Republicans are creating a super PAC dedicated to keeping a GOP majority in the Senate and to reining in the growing number of outside "buddy PACS" aimed at helping single candidates,
The New York Times reported.
Created by allies of Senate Majority Leader Mitch McConnell, the GOP go-to super PAC is called the Senate Leadership Fund. It will rival a similar political action committee formed by Democratic aides of Senate Minority Leader Harry Reid.
"As a new, independent super PAC, the
Senate Leadership Fund has one goal: to protect and expand the Republican Senate majority when Harry Reid, Elizabeth Warren and their army of left-wing activists try to take it back in 2016," the group’s website says.
McConnell’s super PAC is hoping to become the central base for donors who would like to see the GOP keep control of the Senate in the 2016 elections, according to the newspaper.
The Senate Leadership Fund plans to work closely with the prominent political action committee American Crossroads, led by McConnell’s former chief of staff Steven Law.
The two groups will coordinate advertising purchases, messaging and fundraising efforts.
The GOP will be defending more than twice as many seats as the Democrats next year, and a "well-financed" Democratic presidential candidate, probably Hillary Clinton, the Times said.
Republican strategists are also expecting that the Senate Leadership Fund may help to prevent the spread of single-candidate "buddy PACs" that sprang up during the 2014 elections to sponsor individual races.
According to the Times, the new McConnell group was partially motivated by the success of the Democrats’ Senate Majority PAC, headed by former aides to Reid, which helped struggling candidates and incumbents around the country in the November elections.
"I think you always have to be cognizant of what the competition is doing, and Harry Reid’s had his PAC for a number of years," said GOP Sen. Deb Fischer of Nebraska.

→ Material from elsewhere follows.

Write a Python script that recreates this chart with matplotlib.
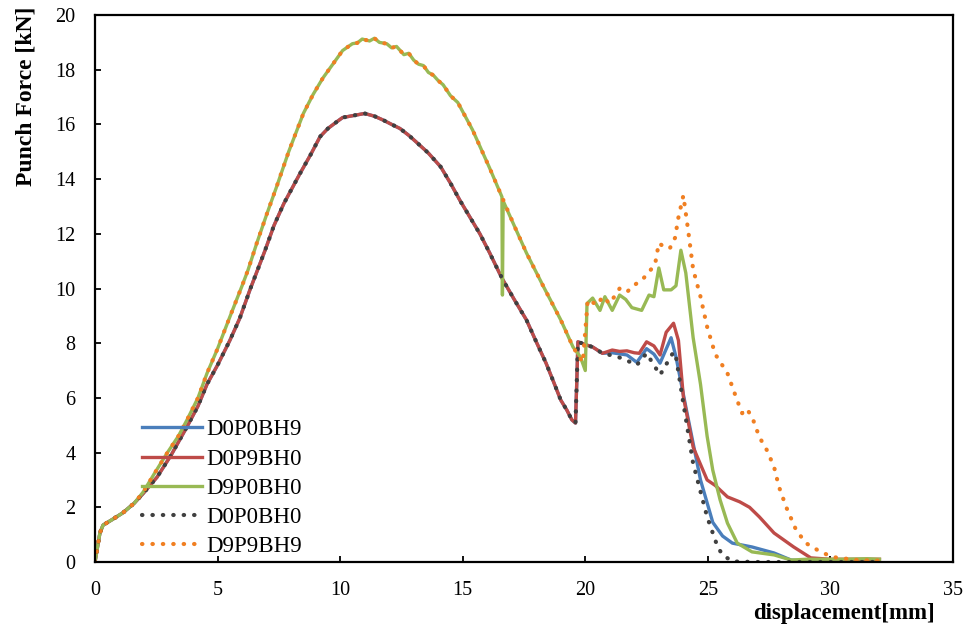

But some Republicans believe that having several outside spending groups helping individuals during the elections can only help the party in the long run, the Times said.
"It’s a good thing to install a lot of corporate control as long as you don’t choke off these political entrepreneurs and donors who have gotten into doing their own thing," said Will Feltus, a senior vice president at National Media Inc., a Republican media-buying company.